▸ **DIRECTIVE**: Look at the data below and print exactly the lines from its first line through the line with "ax = fig.add_axes([0.129, 0.26, 0.871, 0.628])"; the pictures stay out of the copy.

--- Start RAW DATA ---

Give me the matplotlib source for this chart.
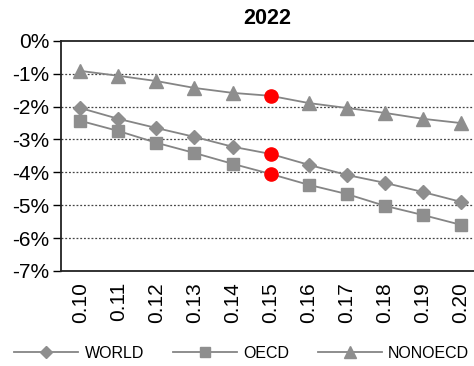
import matplotlib.pyplot as plt
from matplotlib.ticker import FuncFormatter

plt.rcParams["font.family"] = ["Liberation Sans", "DejaVu Sans"]

# tax rate scenarios
rates = [0.10, 0.11, 0.12, 0.13, 0.14, 0.15, 0.16, 0.17, 0.18, 0.19, 0.20]
rate_labels = ["0.10", "0.11", "0.12", "0.13", "0.14", "0.15", "0.16", "0.17", "0.18", "0.19", "0.20"]

# change in 2022, percent
world = [-2.04, -2.37, -2.65, -2.92, -3.22, -3.44, -3.77, -4.08, -4.32, -4.60, -4.90]
oecd = [-2.43, -2.74, -3.10, -3.41, -3.74, -4.05, -4.38, -4.66, -5.02, -5.30, -5.60]
nonoecd = [-0.91, -1.06, -1.22, -1.43, -1.58, -1.67, -1.89, -2.04, -2.19, -2.37, -2.50]

# the 0.15 case is highlighted in red
highlight = 5
others = [i for i in range(len(rates)) if i != highlight]

fig = plt.figure(figsize=(4.74, 3.66), dpi=100)
ax = fig.add_axes([0.129, 0.26, 0.871, 0.628])

line_col = "#858585"
mark_col = "#8e8e8e"
series = [("WORLD", world, "D", 7.5), ("OECD", oecd, "s", 8.5), ("NONOECD", nonoecd, "^", 10)]
for name, vals, mk, ms in series:
    ax.plot(rates, vals, color=line_col, lw=1.3, marker=mk, ms=ms,
            mfc=mark_col, mec=mark_col, markevery=others, label=name, zorder=3)
    ax.plot(rates[highlight], vals[highlight], "o", color="#ff0000", ms=9.5, zorder=4)

ax.set_xlim(0.095, 0.2034)
ax.set_ylim(-7, 0)
ax.set_yticks(range(-7, 1))
ax.yaxis.set_major_formatter(FuncFormatter(lambda v, p: f"{v:.0f}%"))
ax.set_xticks(rates)
ax.set_xticklabels(rate_labels, rotation=90)
ax.tick_params(axis="y", length=6, width=1, labelsize=15, pad=2.5)
ax.tick_params(axis="x", length=0, labelsize=15, pad=8)

for y in range(-6, 0):
    ax.axhline(y, color="#444444", lw=0.9, ls=(0, (1.5, 1.5)), zorder=1)

ax.spines["right"].set_visible(False)
for s in ["left", "top", "bottom"]:
    ax.spines[s].set_linewidth(1.3)
    ax.spines[s].set_color("#222222")

ax.set_title("2022", fontsize=15.5, fontweight="bold", pad=12)

fig.legend(loc="lower center", bbox_to_anchor=(0.51, -0.025), ncol=3, frameon=False,
           fontsize=11.5, handlelength=4.0, columnspacing=1.8, handletextpad=0.4,
           markerscale=0.85)

fig.savefig("out.png", dpi=100)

--- End RAW DATA ---

▸ **RESPONSE TO THE EXERCISE**:
Give me the matplotlib source for this chart.
import matplotlib.pyplot as plt
from matplotlib.ticker import FuncFormatter

plt.rcParams["font.family"] = ["Liberation Sans", "DejaVu Sans"]

# tax rate scenarios
rates = [0.10, 0.11, 0.12, 0.13, 0.14, 0.15, 0.16, 0.17, 0.18, 0.19, 0.20]
rate_labels = ["0.10", "0.11", "0.12", "0.13", "0.14", "0.15", "0.16", "0.17", "0.18", "0.19", "0.20"]

# change in 2022, percent
world = [-2.04, -2.37, -2.65, -2.92, -3.22, -3.44, -3.77, -4.08, -4.32, -4.60, -4.90]
oecd = [-2.43, -2.74, -3.10, -3.41, -3.74, -4.05, -4.38, -4.66, -5.02, -5.30, -5.60]
nonoecd = [-0.91, -1.06, -1.22, -1.43, -1.58, -1.67, -1.89, -2.04, -2.19, -2.37, -2.50]

# the 0.15 case is highlighted in red
highlight = 5
others = [i for i in range(len(rates)) if i != highlight]

fig = plt.figure(figsize=(4.74, 3.66), dpi=100)
ax = fig.add_axes([0.129, 0.26, 0.871, 0.628])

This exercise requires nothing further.